In my second playthough, I will be sure to complete Season Unending; the number of variables is impressive, and it is a rare moment of NPC communication in a combat-based game.  Still, I wish that Bethesda had scripted a peaceful outcome to the civil war.  While the player can certainly choose to not complete the Civil War quests, the hostilities do not resolve until the player, in effect, chooses a winner by fighting for either the Stormcloaks or the Legion.  As it is currently written, Skyrim does not offer peace as a viable option.


  1. I've always considered "Season Unending" to be one of the greatest missed opportunities by the developers in the entire game. At the moment this quest starts, the Dragonborn is in possession of valuable intelligence that could conceivably change the entire direction of the civil war, to wit: The Thalmor have been playing both sides of the conflict with the sole purpose of weakening the empire. The dossiers you recover during "Diplomatic Immunity" prove this. Instead of merely kicking the Thalmor Ambassador out of the negotiations to satisfy the Stormcloaks, how much more satisfying would it have been to bring out the dossiers, and use them to persuade both sides that a lasting peace and alliance would be much more in their interests. Oh and that it wouldn't be any effort at all to arrange an "Accident" for the Thalmor Ambassador on the way down the mountain. I mean, the way is long, the steps are steep, and there is all manner of unpleasant wildlife. Is this morally right? Remember that any number of documents and tomes point to the fact that the Thalmor are trying to destroy this world in an attempt to return to what they see as home. Assassination in the name of world security would certainly satisfy my Dovhakin's sense of morals.

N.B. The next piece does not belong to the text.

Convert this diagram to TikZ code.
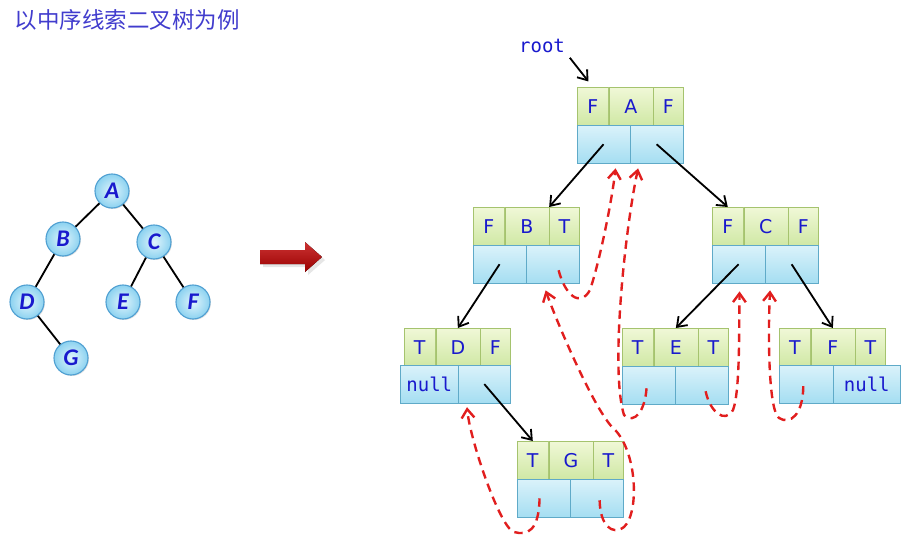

    1. I certainly agree with your moral reasoning; killing Thalmor is always justified. While I don't think that anyone at the table would be surprised to see the dossiers, actually having the physical proof might be enough to spur the Empire to abandon the Concordat. I would just hope that the Imperial Legion would have had enough time to regroup before dropping this bombshell.

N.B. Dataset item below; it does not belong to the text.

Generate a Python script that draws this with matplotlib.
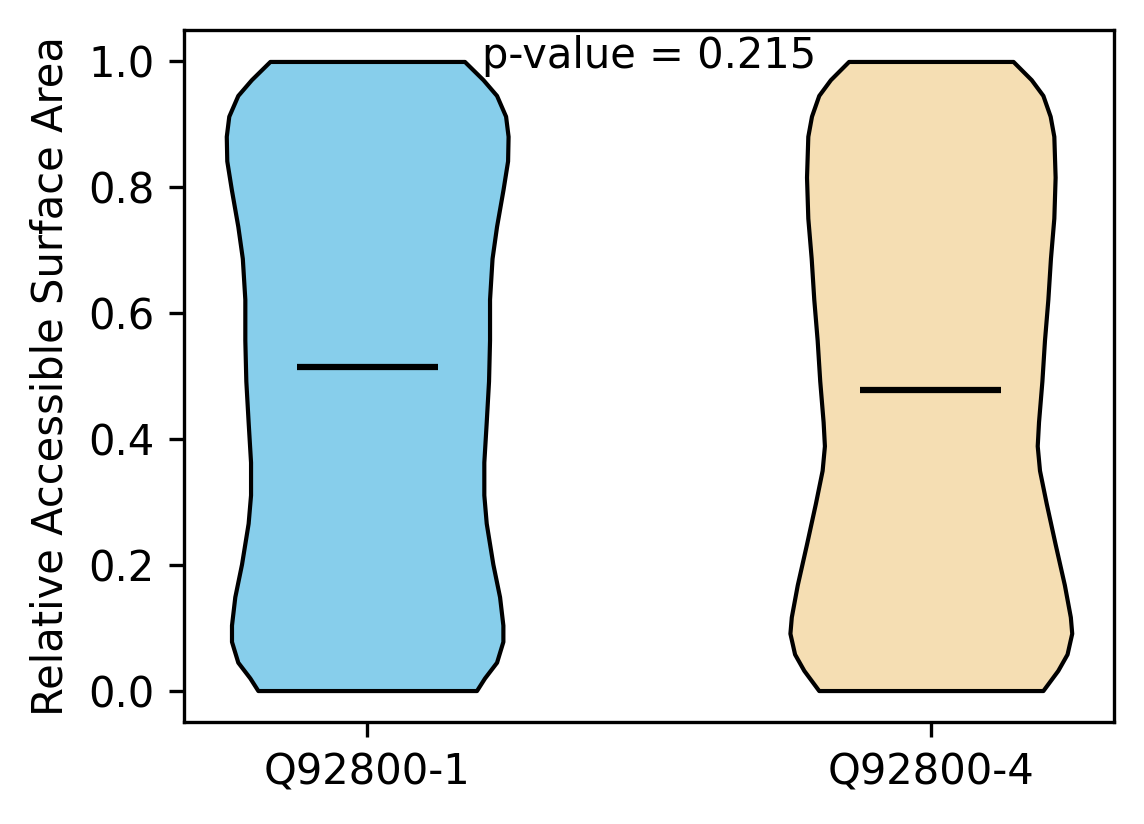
import matplotlib
matplotlib.use("Agg")
import matplotlib.pyplot as plt

# groups
labels = ["Q92800-1", "Q92800-4"]
colors = ["skyblue", "wheat"]
p_value = 0.215

# density profile (y value, relative half-width)
coords_1 = [0.000, 0.020, 0.045, 0.078, 0.104, 0.149, 0.201, 0.266, 0.311, 0.363,
            0.427, 0.492, 0.557, 0.622, 0.687, 0.738, 0.797, 0.842, 0.881, 0.913,
            0.946, 0.971, 1.000]
dens_1 = [109, 117, 129, 135.3, 135.3, 132, 125.3, 118.7, 116.3, 116.3,
          118.7, 121, 122, 122, 124.5, 129, 135.5, 140, 140.5, 138,
          129, 115.5, 97]
mean_1 = 0.515

coords_2 = [0.000, 0.032, 0.058, 0.091, 0.117, 0.168, 0.233, 0.298, 0.350, 0.389,
            0.427, 0.492, 0.557, 0.622, 0.687, 0.751, 0.816, 0.881, 0.913, 0.946,
            0.971, 1.000]
dens_2 = [112.7, 127.7, 137, 141.7, 140.3, 134.3, 125, 116, 109.3, 107,
          108.3, 111.7, 114.3, 117.7, 120.3, 123.7, 125, 123.7, 120, 112.7,
          101, 82.7]
mean_2 = 0.478

stats = [
    {"coords": coords_1, "vals": dens_1, "mean": mean_1, "median": mean_1,
     "min": min(coords_1), "max": max(coords_1)},
    {"coords": coords_2, "vals": dens_2, "mean": mean_2, "median": mean_2,
     "min": min(coords_2), "max": max(coords_2)},
]

fig = plt.figure(figsize=(1144 / 300, 824 / 300), dpi=300)
ax = fig.add_axes([184 / 1144, 102 / 824, 930 / 1144, 692 / 824])

parts = ax.violin(stats, positions=[1, 2], widths=0.5,
                  showmeans=True, showextrema=False, showmedians=False)
for body, c in zip(parts["bodies"], colors):
    body.set_facecolor(c)
    body.set_edgecolor("black")
    body.set_linewidth(1)
    body.set_alpha(1)
parts["cmeans"].set_color("black")
parts["cmeans"].set_linewidth(1.5)

ax.set_xticks([1, 2])
ax.set_xticklabels(labels)
ax.set_xlim(0.675, 2.325)
ax.set_ylim(-0.05, 1.05)
ax.set_ylabel("Relative Accessible Surface Area")

ax.text(1.5, 0.99, "p-value = " + str(p_value), ha="center", va="baseline", fontsize=10)

fig.savefig("out.png", dpi=300)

  2. If you pick a side in Civil War after finishing the main quest (which would also mean going through Season Unending), neither side would recognize you as the Dragonborn when you join in, you only have the option to tell them that you were at Helgen to be executed. Very annoying omission by Bethesda.

  3. Agreed. It's funny how the DLC's show a little more attention to the PC's past accomplishments. Take, for example, the way Miraak's initial comments to you change depending on where you are in the main quest. It's as though Bethesda realized this weakness too late for the main game, but in time for Dragonborn.

  4. The truce in Season Unending is never violated. The agreed truce is only supposed to last until the dragons are dealt with, after which the war would resume.

    Honestly, a peaceful resolution makes no sense. While one could claim that Thalmor is the real enemy, it's too late for that: the moment the Stormcloacks rebelled, the war was sworn to end with one side destroyed. Ulfric is a smart man, not an idiot, he knew that there was always the option to eat his pride and stand with the Empire, at least until the Thalmor was dead. But he decided that it was out of the question. And he decided on this while he was much weaker than ever in Season Unending.

    Unlike regular wars, Civil Wars don't have a tendency to end nicely. Which is natural, they don't happen unless the rebels decided that cooperation is out of question.